──────── Material provided
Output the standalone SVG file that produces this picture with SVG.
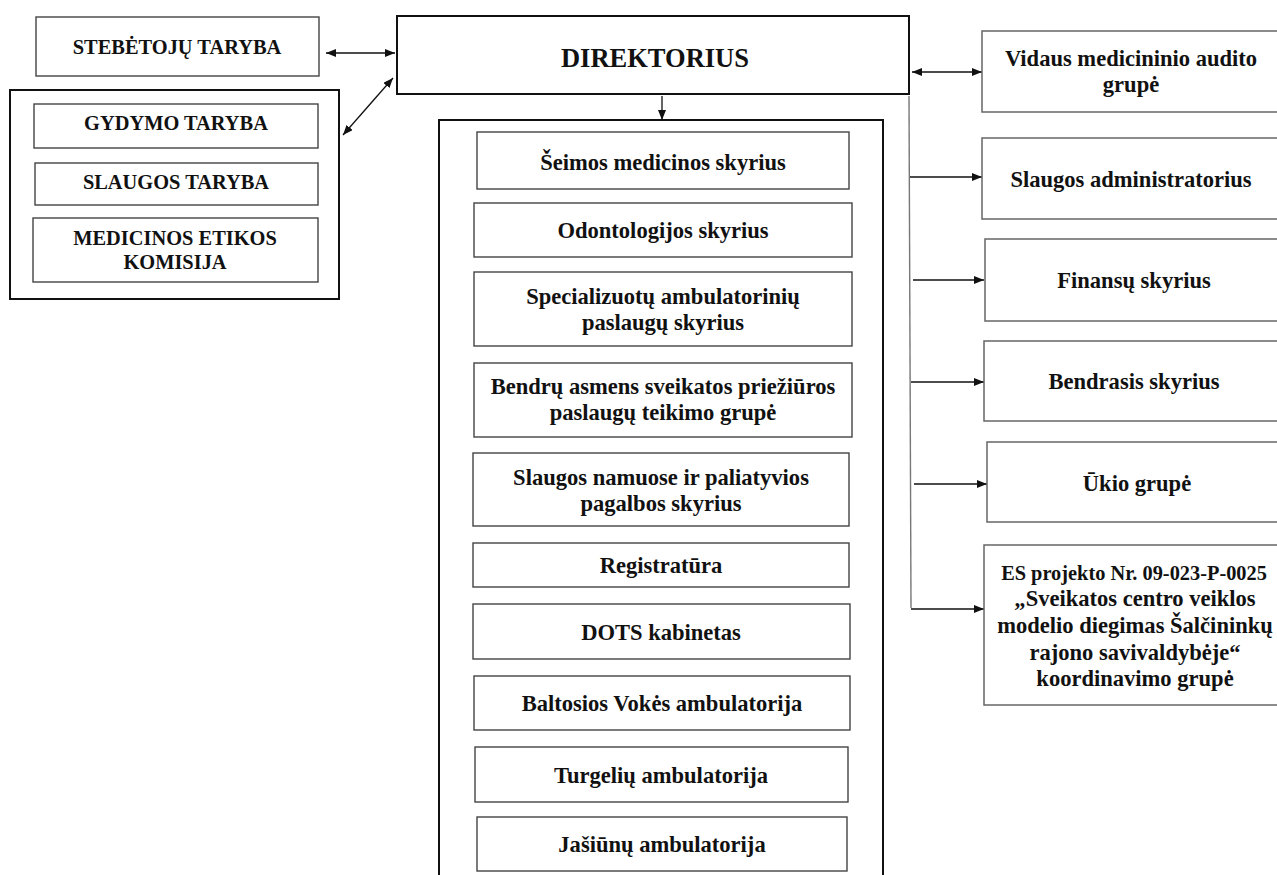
<svg xmlns="http://www.w3.org/2000/svg" width="1277" height="875" viewBox="0 0 1277 875">
<defs>
<style>
.t{font-family:"Liberation Serif","Times New Roman",serif;font-weight:bold;fill:#111;text-anchor:middle;font-size:23.5px}
.c{font-size:21.5px}
.d{font-size:26.5px}
.e{font-size:21px}
.in{fill:#fff;stroke:#444;stroke-width:1.4}
.rt{fill:#fff;stroke:#666;stroke-width:1.5}
.out{fill:none;stroke:#111;stroke-width:2}
.ln{fill:none;stroke:#111;stroke-width:1.3}
.gl{fill:none;stroke:#777;stroke-width:1.4}
</style>
<marker id="ah" viewBox="0 0 10 8" refX="10" refY="4" markerWidth="10" markerHeight="8" markerUnits="userSpaceOnUse" orient="auto-start-reverse">
<path d="M0,0 L10,4 L0,8 z" fill="#111"/>
</marker>
</defs>
<rect width="1277" height="875" fill="#fff"/>

<g id="connectors">
<line class="ln" x1="326" y1="53" x2="395" y2="53" marker-start="url(#ah)" marker-end="url(#ah)"/>
<line class="ln" x1="343" y1="135" x2="393" y2="78" marker-start="url(#ah)" marker-end="url(#ah)"/>
<line class="ln" x1="662" y1="96" x2="662" y2="120" marker-end="url(#ah)"/>
<line class="ln" x1="912" y1="72" x2="982" y2="72" marker-start="url(#ah)" marker-end="url(#ah)"/>
<line class="gl" x1="909" y1="96" x2="911" y2="608"/>
<line class="ln" x1="910" y1="177" x2="982" y2="177" marker-end="url(#ah)"/>
<line class="ln" x1="913" y1="280" x2="984" y2="280" marker-end="url(#ah)"/>
<line class="ln" x1="911" y1="382" x2="984" y2="382" marker-end="url(#ah)"/>
<line class="ln" x1="914" y1="484" x2="987" y2="484" marker-end="url(#ah)"/>
<line class="ln" x1="911" y1="609" x2="984" y2="609" marker-end="url(#ah)"/>
</g>

<g id="stebetoju-taryba">
<rect class="in" x="36" y="17" width="283" height="59"/>
<text class="t c" transform="translate(177,54) scale(0.95,1)">STEBĖTOJŲ TARYBA</text>
</g>

<g id="tarybos-grupe">
<rect class="out" x="10" y="90" width="329" height="209"/>
</g>
<g id="gydymo-taryba">
<rect class="in" x="34" y="104" width="284" height="44"/>
<text class="t c" transform="translate(176,130) scale(0.95,1)">GYDYMO TARYBA</text>
</g>
<g id="slaugos-taryba">
<rect class="in" x="35" y="163" width="283" height="42"/>
<text class="t c" transform="translate(176,189) scale(0.95,1)">SLAUGOS TARYBA</text>
</g>
<g id="etikos-komisija">
<rect class="in" x="33" y="218" width="285" height="64"/>
<text class="t c" transform="translate(175,245) scale(0.95,1)">MEDICINOS ETIKOS</text>
<text class="t c" transform="translate(175,269) scale(0.95,1)">KOMISIJA</text>
</g>

<g id="direktorius">
<rect class="out" x="397" y="16" width="512" height="78"/>
<text class="t d" x="655" y="67">DIREKTORIUS</text>
</g>

<g id="skyriai-grupe">
<rect class="out" x="439" y="120" width="444" height="770"/>
</g>
<g id="seimos">
<rect class="in" x="477" y="132" width="372" height="57"/>
<text class="t" transform="translate(663,170) scale(0.96,1)">Šeimos medicinos skyrius</text>
</g>
<g id="odontologijos">
<rect class="in" x="474" y="203" width="378" height="54"/>
<text class="t" transform="translate(663,238) scale(0.96,1)">Odontologijos skyrius</text>
</g>
<g id="specializuotu">
<rect class="in" x="474" y="272" width="378" height="74"/>
<text class="t" transform="translate(663,304) scale(0.96,1)">Specializuotų ambulatorinių</text>
<text class="t" transform="translate(663,330) scale(0.96,1)">paslaugų skyrius</text>
</g>
<g id="bendru">
<rect class="in" x="474" y="363" width="378" height="74"/>
<text class="t" transform="translate(663,394) scale(0.96,1)">Bendrų asmens sveikatos priežiūros</text>
<text class="t" transform="translate(663,420) scale(0.96,1)">paslaugų teikimo grupė</text>
</g>
<g id="slaugos-namuose">
<rect class="in" x="473" y="453" width="376" height="73"/>
<text class="t" transform="translate(661,485) scale(0.96,1)">Slaugos namuose ir paliatyvios</text>
<text class="t" transform="translate(661,511) scale(0.96,1)">pagalbos skyrius</text>
</g>
<g id="registratura">
<rect class="in" x="473" y="543" width="376" height="44"/>
<text class="t" transform="translate(661,573) scale(0.96,1)">Registratūra</text>
</g>
<g id="dots">
<rect class="in" x="473" y="604" width="377" height="55"/>
<text class="t" transform="translate(661,640) scale(0.96,1)">DOTS kabinetas</text>
</g>
<g id="baltosios-vokes">
<rect class="in" x="474" y="676" width="376" height="54"/>
<text class="t" transform="translate(662,711) scale(0.96,1)">Baltosios Vokės ambulatorija</text>
</g>
<g id="turgeliu">
<rect class="in" x="475" y="747" width="373" height="55"/>
<text class="t" transform="translate(661,783) scale(0.96,1)">Turgelių ambulatorija</text>
</g>
<g id="jasiunu">
<rect class="in" x="477" y="817" width="370" height="54"/>
<text class="t" transform="translate(662,852) scale(0.96,1)">Jašiūnų ambulatorija</text>
</g>

<g id="vidaus-auditas">
<rect class="rt" x="982" y="31" width="310" height="81"/>
<text class="t" transform="translate(1131,66) scale(0.96,1)">Vidaus medicininio audito</text>
<text class="t" transform="translate(1131,92) scale(0.96,1)">grupė</text>
</g>
<g id="slaugos-administratorius">
<rect class="rt" x="982" y="138" width="310" height="81"/>
<text class="t" transform="translate(1131,187) scale(0.96,1)">Slaugos administratorius</text>
</g>
<g id="finansu">
<rect class="rt" x="985" y="239" width="310" height="82"/>
<text class="t" transform="translate(1134,288) scale(0.96,1)">Finansų skyrius</text>
</g>
<g id="bendrasis">
<rect class="rt" x="984" y="341" width="310" height="80"/>
<text class="t" transform="translate(1134,389) scale(0.96,1)">Bendrasis skyrius</text>
</g>
<g id="ukio">
<rect class="rt" x="987" y="442" width="310" height="80"/>
<text class="t" transform="translate(1137,491) scale(0.96,1)">Ūkio grupė</text>
</g>
<g id="es-projektas">
<rect class="rt" x="984" y="545" width="310" height="160"/>
<text class="t e" transform="translate(1134,580) scale(0.97,1)">ES projekto Nr. 09-023-P-0025</text>
<text class="t" transform="translate(1135,606) scale(0.96,1)">„Sveikatos centro veiklos</text>
<text class="t" transform="translate(1135,633) scale(0.96,1)">modelio diegimas Šalčininkų</text>
<text class="t" transform="translate(1135,660) scale(0.96,1)">rajono savivaldybėje“</text>
<text class="t" transform="translate(1135,686) scale(0.96,1)">koordinavimo grupė</text>
</g>
</svg>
────────────────
Aim: Reproduce all of the data exactly; the pictures do not belong in the copy.

Result for this task:
Output the standalone SVG file that produces this picture with SVG.
<svg xmlns="http://www.w3.org/2000/svg" width="1277" height="875" viewBox="0 0 1277 875">
<defs>
<style>
.t{font-family:"Liberation Serif","Times New Roman",serif;font-weight:bold;fill:#111;text-anchor:middle;font-size:23.5px}
.c{font-size:21.5px}
.d{font-size:26.5px}
.e{font-size:21px}
.in{fill:#fff;stroke:#444;stroke-width:1.4}
.rt{fill:#fff;stroke:#666;stroke-width:1.5}
.out{fill:none;stroke:#111;stroke-width:2}
.ln{fill:none;stroke:#111;stroke-width:1.3}
.gl{fill:none;stroke:#777;stroke-width:1.4}
</style>
<marker id="ah" viewBox="0 0 10 8" refX="10" refY="4" markerWidth="10" markerHeight="8" markerUnits="userSpaceOnUse" orient="auto-start-reverse">
<path d="M0,0 L10,4 L0,8 z" fill="#111"/>
</marker>
</defs>
<rect width="1277" height="875" fill="#fff"/>

<g id="connectors">
<line class="ln" x1="326" y1="53" x2="395" y2="53" marker-start="url(#ah)" marker-end="url(#ah)"/>
<line class="ln" x1="343" y1="135" x2="393" y2="78" marker-start="url(#ah)" marker-end="url(#ah)"/>
<line class="ln" x1="662" y1="96" x2="662" y2="120" marker-end="url(#ah)"/>
<line class="ln" x1="912" y1="72" x2="982" y2="72" marker-start="url(#ah)" marker-end="url(#ah)"/>
<line class="gl" x1="909" y1="96" x2="911" y2="608"/>
<line class="ln" x1="910" y1="177" x2="982" y2="177" marker-end="url(#ah)"/>
<line class="ln" x1="913" y1="280" x2="984" y2="280" marker-end="url(#ah)"/>
<line class="ln" x1="911" y1="382" x2="984" y2="382" marker-end="url(#ah)"/>
<line class="ln" x1="914" y1="484" x2="987" y2="484" marker-end="url(#ah)"/>
<line class="ln" x1="911" y1="609" x2="984" y2="609" marker-end="url(#ah)"/>
</g>

<g id="stebetoju-taryba">
<rect class="in" x="36" y="17" width="283" height="59"/>
<text class="t c" transform="translate(177,54) scale(0.95,1)">STEBĖTOJŲ TARYBA</text>
</g>

<g id="tarybos-grupe">
<rect class="out" x="10" y="90" width="329" height="209"/>
</g>
<g id="gydymo-taryba">
<rect class="in" x="34" y="104" width="284" height="44"/>
<text class="t c" transform="translate(176,130) scale(0.95,1)">GYDYMO TARYBA</text>
</g>
<g id="slaugos-taryba">
<rect class="in" x="35" y="163" width="283" height="42"/>
<text class="t c" transform="translate(176,189) scale(0.95,1)">SLAUGOS TARYBA</text>
</g>
<g id="etikos-komisija">
<rect class="in" x="33" y="218" width="285" height="64"/>
<text class="t c" transform="translate(175,245) scale(0.95,1)">MEDICINOS ETIKOS</text>
<text class="t c" transform="translate(175,269) scale(0.95,1)">KOMISIJA</text>
</g>

<g id="direktorius">
<rect class="out" x="397" y="16" width="512" height="78"/>
<text class="t d" x="655" y="67">DIREKTORIUS</text>
</g>

<g id="skyriai-grupe">
<rect class="out" x="439" y="120" width="444" height="770"/>
</g>
<g id="seimos">
<rect class="in" x="477" y="132" width="372" height="57"/>
<text class="t" transform="translate(663,170) scale(0.96,1)">Šeimos medicinos skyrius</text>
</g>
<g id="odontologijos">
<rect class="in" x="474" y="203" width="378" height="54"/>
<text class="t" transform="translate(663,238) scale(0.96,1)">Odontologijos skyrius</text>
</g>
<g id="specializuotu">
<rect class="in" x="474" y="272" width="378" height="74"/>
<text class="t" transform="translate(663,304) scale(0.96,1)">Specializuotų ambulatorinių</text>
<text class="t" transform="translate(663,330) scale(0.96,1)">paslaugų skyrius</text>
</g>
<g id="bendru">
<rect class="in" x="474" y="363" width="378" height="74"/>
<text class="t" transform="translate(663,394) scale(0.96,1)">Bendrų asmens sveikatos priežiūros</text>
<text class="t" transform="translate(663,420) scale(0.96,1)">paslaugų teikimo grupė</text>
</g>
<g id="slaugos-namuose">
<rect class="in" x="473" y="453" width="376" height="73"/>
<text class="t" transform="translate(661,485) scale(0.96,1)">Slaugos namuose ir paliatyvios</text>
<text class="t" transform="translate(661,511) scale(0.96,1)">pagalbos skyrius</text>
</g>
<g id="registratura">
<rect class="in" x="473" y="543" width="376" height="44"/>
<text class="t" transform="translate(661,573) scale(0.96,1)">Registratūra</text>
</g>
<g id="dots">
<rect class="in" x="473" y="604" width="377" height="55"/>
<text class="t" transform="translate(661,640) scale(0.96,1)">DOTS kabinetas</text>
</g>
<g id="baltosios-vokes">
<rect class="in" x="474" y="676" width="376" height="54"/>
<text class="t" transform="translate(662,711) scale(0.96,1)">Baltosios Vokės ambulatorija</text>
</g>
<g id="turgeliu">
<rect class="in" x="475" y="747" width="373" height="55"/>
<text class="t" transform="translate(661,783) scale(0.96,1)">Turgelių ambulatorija</text>
</g>
<g id="jasiunu">
<rect class="in" x="477" y="817" width="370" height="54"/>
<text class="t" transform="translate(662,852) scale(0.96,1)">Jašiūnų ambulatorija</text>
</g>

<g id="vidaus-auditas">
<rect class="rt" x="982" y="31" width="310" height="81"/>
<text class="t" transform="translate(1131,66) scale(0.96,1)">Vidaus medicininio audito</text>
<text class="t" transform="translate(1131,92) scale(0.96,1)">grupė</text>
</g>
<g id="slaugos-administratorius">
<rect class="rt" x="982" y="138" width="310" height="81"/>
<text class="t" transform="translate(1131,187) scale(0.96,1)">Slaugos administratorius</text>
</g>
<g id="finansu">
<rect class="rt" x="985" y="239" width="310" height="82"/>
<text class="t" transform="translate(1134,288) scale(0.96,1)">Finansų skyrius</text>
</g>
<g id="bendrasis">
<rect class="rt" x="984" y="341" width="310" height="80"/>
<text class="t" transform="translate(1134,389) scale(0.96,1)">Bendrasis skyrius</text>
</g>
<g id="ukio">
<rect class="rt" x="987" y="442" width="310" height="80"/>
<text class="t" transform="translate(1137,491) scale(0.96,1)">Ūkio grupė</text>
</g>
<g id="es-projektas">
<rect class="rt" x="984" y="545" width="310" height="160"/>
<text class="t e" transform="translate(1134,580) scale(0.97,1)">ES projekto Nr. 09-023-P-0025</text>
<text class="t" transform="translate(1135,606) scale(0.96,1)">„Sveikatos centro veiklos</text>
<text class="t" transform="translate(1135,633) scale(0.96,1)">modelio diegimas Šalčininkų</text>
<text class="t" transform="translate(1135,660) scale(0.96,1)">rajono savivaldybėje“</text>
<text class="t" transform="translate(1135,686) scale(0.96,1)">koordinavimo grupė</text>
</g>
</svg>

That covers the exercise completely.